Tuesday, December 13, 2011

Scolloped Potatoes

From: The America's Test Kitchen Cookbook
Scalloped Potatoes
2 tablespoons unsalted butter
1 onion, chopped fine
1 tablespoon minced fresh thyme or 1 teaspoon dried
2 garlic cloves
1 1/4 teaspoon salt
1/4 teaspoon pepper
2 1/2 pounds russet potatoes (5 medium)
1 cup low-sodium chicken broth
1 cup heavy cream
2 bay leaves
4 ounces cheddar cheese, shredded (1 cup)
1. Adjust oven rack to the middle position and heat 425*.
Melt butter in a large Dutch oven over Med-high heat. Add
the onion and cook until softened, about 5 minutes. Stir in the
thyme, garlic, salt, and pepper cook until fragrant about 30 seconds.

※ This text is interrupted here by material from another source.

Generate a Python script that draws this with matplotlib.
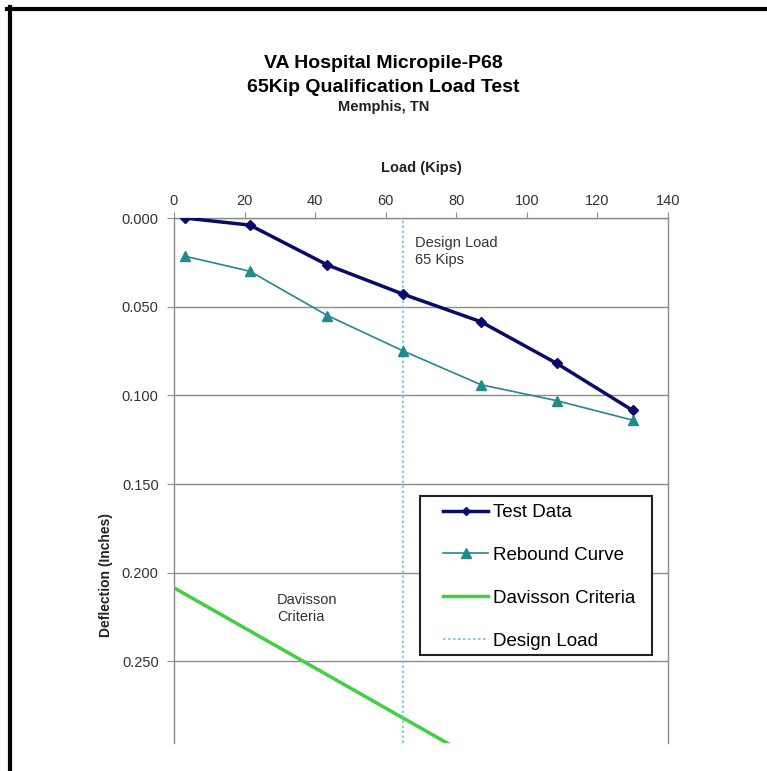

Add the potatoes, broth, cream, and bay leaves. Bring the
mixture to a simmer. Reduce the heat to med-low, cover, and
cook, stirring occasionally, until the potatoes are almost
tender, about 10 minutes.
2. Discard the bay leaves. Transfer the mixture to an 8 inch square baking dish.
Gently press the potatoes into an even layer and sprinkle the cheddar
over the top. Bake until cream is bubbling around the edges and the
top is golden brown, 15 to 20 minutes. Let cool 10 minutes before serving.